# WHAT IS ASKED
Return the material exactly as supplied, apart from the pictures, which are omitted.

# COLLECTED MATERIAL
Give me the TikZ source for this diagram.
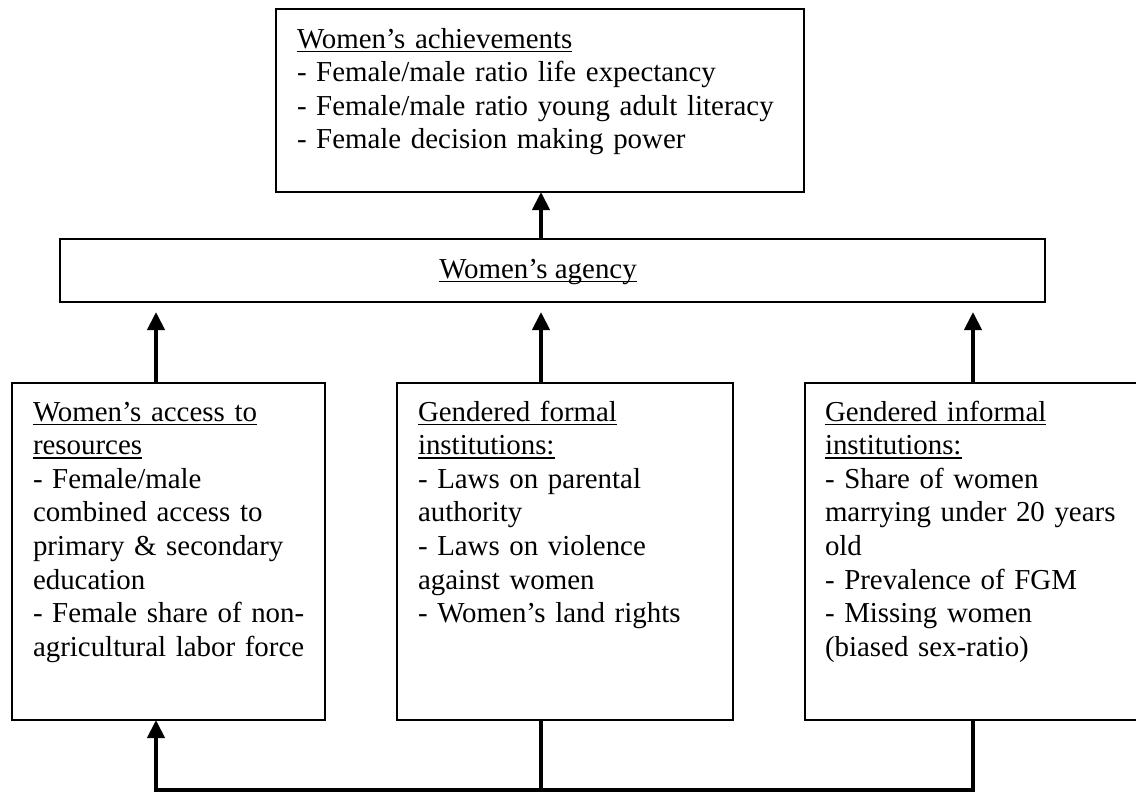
\documentclass[tikz,border=0pt]{standalone}
\usepackage{fontspec}
\setmainfont{Liberation Serif}
\usetikzlibrary{arrows.meta}
\newsavebox{\ulbox}
\newcommand{\myul}[1]{\leavevmode\sbox{\ulbox}{#1}\rlap{\rule[-4pt]{\wd\ulbox}{1.5pt}}\usebox{\ulbox}}
\begin{document}
\begin{tikzpicture}[x=1pt,y=-1pt,
  box/.style={draw, line width=1.8pt, rectangle, anchor=north west, inner sep=0pt, outer sep=0pt},
  txt/.style={anchor=north west, inner sep=0pt, outer sep=0pt, align=left, text width=#1, font=\fontsize{28.9pt}{33.6pt}\selectfont},
  arr/.style={line width=4pt, -{Triangle[width=17pt,length=18pt]}, line join=miter},
  conn/.style={line width=4pt, line join=miter}]
\clip (0,0) rectangle (1136,792);
\fill[white] (0,0) rectangle (1136,792);
% boxes
\node[box, minimum width=528pt, minimum height=183pt] (ach) at (276,9) {};
\node[box, minimum width=985pt, minimum height=63pt] (agency) at (60,239) {};
\node[box, minimum width=313pt, minimum height=337pt] (lbox) at (12,383) {};
\node[box, minimum width=336pt, minimum height=337pt] (mbox) at (397,383) {};
\node[box, minimum width=345pt, minimum height=337pt] (rbox) at (805,383) {};
% texts
\node[txt=500pt] (achT) at (297,24.5) {\strut\myul{Women’s achievements}\\- Female/male ratio life expectancy\\- Female/male ratio young adult literacy\\- Female decision making power};
\node[anchor=base, inner sep=0pt, font=\fontsize{28.9pt}{33.6pt}\selectfont] (agT) at (538,278) {\myul{Women’s agency}};
\node[txt=300pt] (lT) at (33,397.5) {\strut\myul{Women’s access to}\\\myul{resources}\\- Female/male\\combined access to\\primary \& secondary\\education\\- Female share of non-\\agricultural labor force};
\node[txt=310pt] (mT) at (418,397.5) {\strut\myul{Gendered formal}\\\myul{institutions:}\\- Laws on parental\\authority\\- Laws on violence\\against women\\- Women’s land rights};
\node[txt=310pt] (rT) at (825,397.5) {\strut\myul{Gendered informal}\\\myul{institutions:}\\- Share of women\\marrying under 20 years\\old\\- Prevalence of FGM\\- Missing women\\(biased sex-ratio)};
% connector columns
\coordinate (c1) at (156,0);
\coordinate (c2) at (541,0);
\coordinate (c3) at (973,0);
\coordinate (bus) at (0,790);
% arrows
\draw[arr] (agency.north -| c2) -- (ach.south -| c2);
\draw[arr, shorten >=10pt] (lbox.north -| c1) -- (agency.south -| c1);
\draw[arr, shorten >=10pt] (mbox.north -| c2) -- (agency.south -| c2);
\draw[arr, shorten >=10pt] (rbox.north -| c3) -- (agency.south -| c3);
\draw[arr] (mbox.south -| c2) -- (bus -| c2) -- (bus -| c1) -- (lbox.south -| c1);
\draw[conn] (rbox.south -| c3) -- (bus -| c3) -- (bus -| c2);
\end{tikzpicture}
\end{document}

# EXPECTED ANSWER
Give me the TikZ source for this diagram.
\documentclass[tikz,border=0pt]{standalone}
\usepackage{fontspec}
\setmainfont{Liberation Serif}
\usetikzlibrary{arrows.meta}
\newsavebox{\ulbox}
\newcommand{\myul}[1]{\leavevmode\sbox{\ulbox}{#1}\rlap{\rule[-4pt]{\wd\ulbox}{1.5pt}}\usebox{\ulbox}}
\begin{document}
\begin{tikzpicture}[x=1pt,y=-1pt,
  box/.style={draw, line width=1.8pt, rectangle, anchor=north west, inner sep=0pt, outer sep=0pt},
  txt/.style={anchor=north west, inner sep=0pt, outer sep=0pt, align=left, text width=#1, font=\fontsize{28.9pt}{33.6pt}\selectfont},
  arr/.style={line width=4pt, -{Triangle[width=17pt,length=18pt]}, line join=miter},
  conn/.style={line width=4pt, line join=miter}]
\clip (0,0) rectangle (1136,792);
\fill[white] (0,0) rectangle (1136,792);
% boxes
\node[box, minimum width=528pt, minimum height=183pt] (ach) at (276,9) {};
\node[box, minimum width=985pt, minimum height=63pt] (agency) at (60,239) {};
\node[box, minimum width=313pt, minimum height=337pt] (lbox) at (12,383) {};
\node[box, minimum width=336pt, minimum height=337pt] (mbox) at (397,383) {};
\node[box, minimum width=345pt, minimum height=337pt] (rbox) at (805,383) {};
% texts
\node[txt=500pt] (achT) at (297,24.5) {\strut\myul{Women’s achievements}\\- Female/male ratio life expectancy\\- Female/male ratio young adult literacy\\- Female decision making power};
\node[anchor=base, inner sep=0pt, font=\fontsize{28.9pt}{33.6pt}\selectfont] (agT) at (538,278) {\myul{Women’s agency}};
\node[txt=300pt] (lT) at (33,397.5) {\strut\myul{Women’s access to}\\\myul{resources}\\- Female/male\\combined access to\\primary \& secondary\\education\\- Female share of non-\\agricultural labor force};
\node[txt=310pt] (mT) at (418,397.5) {\strut\myul{Gendered formal}\\\myul{institutions:}\\- Laws on parental\\authority\\- Laws on violence\\against women\\- Women’s land rights};
\node[txt=310pt] (rT) at (825,397.5) {\strut\myul{Gendered informal}\\\myul{institutions:}\\- Share of women\\marrying under 20 years\\old\\- Prevalence of FGM\\- Missing women\\(biased sex-ratio)};
% connector columns
\coordinate (c1) at (156,0);
\coordinate (c2) at (541,0);
\coordinate (c3) at (973,0);
\coordinate (bus) at (0,790);
% arrows
\draw[arr] (agency.north -| c2) -- (ach.south -| c2);
\draw[arr, shorten >=10pt] (lbox.north -| c1) -- (agency.south -| c1);
\draw[arr, shorten >=10pt] (mbox.north -| c2) -- (agency.south -| c2);
\draw[arr, shorten >=10pt] (rbox.north -| c3) -- (agency.south -| c3);
\draw[arr] (mbox.south -| c2) -- (bus -| c2) -- (bus -| c1) -- (lbox.south -| c1);
\draw[conn] (rbox.south -| c3) -- (bus -| c3) -- (bus -| c2);
\end{tikzpicture}
\end{document}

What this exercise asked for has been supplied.